▶ **The exercise**
Scan the material and copy every line in which "matplotlib" appears.

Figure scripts
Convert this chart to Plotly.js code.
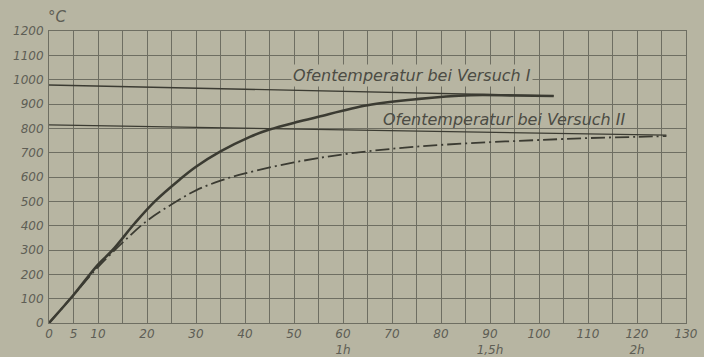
<!DOCTYPE html>
<html>
<head>
<meta charset="utf-8">
<script src="https://cdn.plot.ly/plotly-3.0.1.min.js"></script>
<style>html,body{margin:0;padding:0;background:#b7b5a2;}</style>
</head>
<body>
<div id="chart" style="width:704px;height:357px;"></div>
<script>
// Versuch I (solid)
const timeI = [0, 5, 10, 13, 17.5, 21.6, 26.7, 30, 35, 41, 45, 51, 55, 65, 75, 86, 95, 103];
const tempI = [0, 115, 240, 300, 410, 500, 590, 642, 705, 765, 795, 828, 848, 895, 920, 936, 935, 933];
// Versuch II (dash-dot)
const timeII = [0, 5, 10, 15, 20, 25, 30, 35, 40, 50, 60, 70, 80, 90, 100, 110, 120, 126];
const tempII = [0, 115, 230, 330, 420, 487, 545, 585, 615, 660, 693, 716, 732, 743, 752, 760, 765, 768];
// furnace temperatures
const ofenTimeI = [0, 103];
const ofenTempI = [978, 933];
const ofenTimeII = [0, 126];
const ofenTempII = [814, 772];
// axis ticks
const xTickVals = [0,5,10,15,20,25,30,35,40,45,50,55,60,65,70,75,80,85,90,95,100,105,110,115,120,125,130];
const xTickText = ['0','5','10','','20','','30','','40','','50','','60<br>1h','','70','','80','','90<br>1,5h','','100','','110','','120<br>2h','','130'];
const labelI = 'Ofentemperatur bei Versuch I';
const labelII = 'Ofentemperatur bei Versuch II';
const unitLabel = '°C';

const ink = '#3b3b32';
const gridC = '#6e6e62';
const textC = '#5e5e55';
const fnt = {family: 'DejaVu Sans', size: 12, color: textC, style: 'italic'};
const lblFont = {family: 'DejaVu Sans', size: 16, color: '#4c4c44', style: 'italic'};

const traces = [
  {x: ofenTimeI, y: ofenTempI, mode: 'lines', line: {color: ink, width: 1.3}, hoverinfo: 'skip'},
  {x: ofenTimeII, y: ofenTempII, mode: 'lines', line: {color: ink, width: 1.3}, hoverinfo: 'skip'},
  {x: timeII, y: tempII, mode: 'lines', line: {color: ink, width: 1.8, dash: '14px,4px,2px,4px', shape: 'spline', smoothing: 1}},
  {x: timeI, y: tempI, mode: 'lines', line: {color: ink, width: 2.6, shape: 'spline', smoothing: 1}}
];

const layout = {
  width: 704, height: 357,
  margin: {l: 49, r: 18, t: 31, b: 34},
  paper_bgcolor: '#b7b5a2',
  plot_bgcolor: '#b7b5a2',
  showlegend: false,
  font: fnt,
  xaxis: {
    range: [0, 130], tickmode: 'array', tickvals: xTickVals, ticktext: xTickText,
    showgrid: true, gridcolor: gridC, gridwidth: 1, zeroline: false,
    showline: true, linecolor: gridC, linewidth: 1, mirror: true,
    ticks: '', tickfont: fnt, tickangle: 0, ticklabelstandoff: 0
  },
  yaxis: {
    range: [0, 1200], dtick: 100, tick0: 0,
    showgrid: true, gridcolor: gridC, gridwidth: 1, zeroline: false,
    showline: true, linecolor: gridC, linewidth: 1, mirror: true,
    ticks: '', tickfont: fnt, ticklabelstandoff: 2
  },
  annotations: [
    {text: labelI, x: 74, y: 1016, xref: 'x', yref: 'y', showarrow: false, font: lblFont, bgcolor: '#b7b5a2'},
    {text: labelII, x: 93, y: 838, xref: 'x', yref: 'y', showarrow: false, font: lblFont},
    {text: unitLabel, x: 0.013, y: 1.048, xref: 'paper', yref: 'paper', xanchor: 'center', yanchor: 'middle', showarrow: false,
     font: {family: 'DejaVu Sans', size: 15, color: textC, style: 'italic'}}
  ]
};

Plotly.newPlot('chart', traces, layout, {displayModeBar: false, staticPlot: true});
</script>
</body>
</html>
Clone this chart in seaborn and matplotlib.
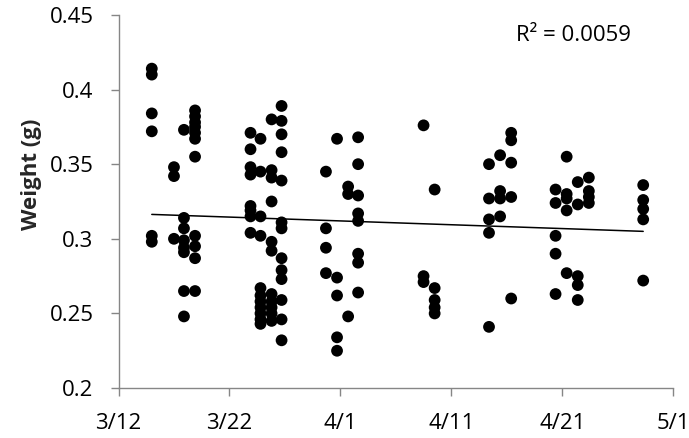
import numpy as np
import pandas as pd
import matplotlib
matplotlib.use("Agg")
import matplotlib.pyplot as plt
import seaborn as sns

# Sampling dates as days after 3/12
sample_days = [3.0, 5.0, 5.9, 6.9, 11.9, 12.8, 13.8, 14.7,
               18.7, 19.7, 20.7, 21.6, 27.5, 28.5, 33.4, 34.4, 35.4,
               39.4, 40.4, 41.4, 42.4, 47.3]

w_0315 = [0.414, 0.410, 0.384, 0.372, 0.302, 0.298]
w_0317 = [0.348, 0.342, 0.300]
w_0318 = [0.373, 0.314, 0.307, 0.299, 0.294, 0.291, 0.265, 0.248]
w_0319 = [0.386, 0.382, 0.378, 0.375, 0.371, 0.367, 0.355, 0.302, 0.295, 0.287, 0.265]
w_0324 = [0.371, 0.360, 0.348, 0.343, 0.322, 0.319, 0.315, 0.304]
w_0325 = [0.367, 0.345, 0.315, 0.302, 0.267, 0.262, 0.258, 0.254, 0.250, 0.246, 0.243]
w_0326 = [0.380, 0.346, 0.341, 0.325, 0.298, 0.292, 0.263, 0.258, 0.254, 0.250, 0.245]
w_0327 = [0.389, 0.379, 0.370, 0.358, 0.339, 0.311, 0.307, 0.287, 0.279, 0.273, 0.259, 0.246, 0.232]
w_0331 = [0.345, 0.307, 0.294, 0.277]
w_0401 = [0.367, 0.274, 0.262, 0.234, 0.225]
w_0402 = [0.335, 0.330, 0.248]
w_0403 = [0.368, 0.350, 0.329, 0.317, 0.312, 0.290, 0.284, 0.264]
w_0409 = [0.376, 0.275, 0.271]
w_0410 = [0.333, 0.267, 0.259, 0.254, 0.250]
w_0415 = [0.350, 0.327, 0.313, 0.304, 0.241]
w_0416 = [0.356, 0.332, 0.327, 0.315]
w_0417 = [0.371, 0.366, 0.351, 0.328, 0.260]
w_0420 = [0.333, 0.324, 0.302, 0.290, 0.263]
w_0421 = [0.355, 0.330, 0.327, 0.319, 0.277]
w_0422 = [0.338, 0.323, 0.275, 0.269, 0.259]
w_0423 = [0.341, 0.332, 0.328, 0.324]
w_0428 = [0.336, 0.326, 0.320, 0.313, 0.272]

weights_by_day = [w_0315, w_0317, w_0318, w_0319, w_0324, w_0325, w_0326, w_0327,
                  w_0331, w_0401, w_0402, w_0403, w_0409, w_0410, w_0415, w_0416,
                  w_0417, w_0420, w_0421, w_0422, w_0423, w_0428]

x_tick_days = [0, 10, 20, 30, 40, 50]
x_tick_labels = ["3/12", "3/22", "4/1", "4/11", "4/21", "5/1"]
y_ticks = [0.2, 0.25, 0.3, 0.35, 0.4, 0.45]
y_tick_labels = ["0.2", "0.25", "0.3", "0.35", "0.4", "0.45"]
r2_text = "R² = 0.0059"

rows = []
for d, ws in zip(sample_days, weights_by_day):
    for w in ws:
        rows.append((d, w))
df = pd.DataFrame(rows, columns=["day", "weight"])

sns.set_theme(style="white")
plt.rcParams['font.family'] = ['Open Sans', 'DejaVu Sans']

fig = plt.figure(figsize=(6.89, 4.38), dpi=100)
ax = fig.add_axes([0.172, 0.114, 0.805, 0.852])

sns.regplot(data=df, x="day", y="weight", scatter=False, ci=None, ax=ax,
            line_kws=dict(color="black", lw=1.1))
sns.scatterplot(data=df, x="day", y="weight", ax=ax, s=72, color="black",
                edgecolor="none", linewidth=0, zorder=3)

ax.set_xlim(0, 50)
ax.set_ylim(0.2, 0.45)
ax.set_xticks(x_tick_days)
ax.set_xticklabels(x_tick_labels)
ax.set_yticks(y_ticks)
ax.set_yticklabels(y_tick_labels)
ax.set_xlabel("")
ax.set_ylabel("Weight (g)", fontsize=16, fontweight="bold")
ax.yaxis.set_label_coords(-0.138, 0.574)

for s in ["top", "right"]:
    ax.spines[s].set_visible(False)
for s in ["left", "bottom"]:
    ax.spines[s].set_color("#868686")
    ax.spines[s].set_linewidth(1.0)
ax.tick_params(axis="both", which="major", direction="out", length=6, width=1,
               color="#868686", labelsize=16, labelcolor="black", pad=12,
               bottom=True, left=True)

ax.text(0.821, 0.944, r2_text, transform=ax.transAxes, ha="center", va="center",
        fontsize=16, color="black")

fig.savefig("out.png", dpi=100)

▶ **Answer in full**
Clone this chart in seaborn and matplotlib.
import matplotlib
matplotlib.use("Agg")
import matplotlib.pyplot as plt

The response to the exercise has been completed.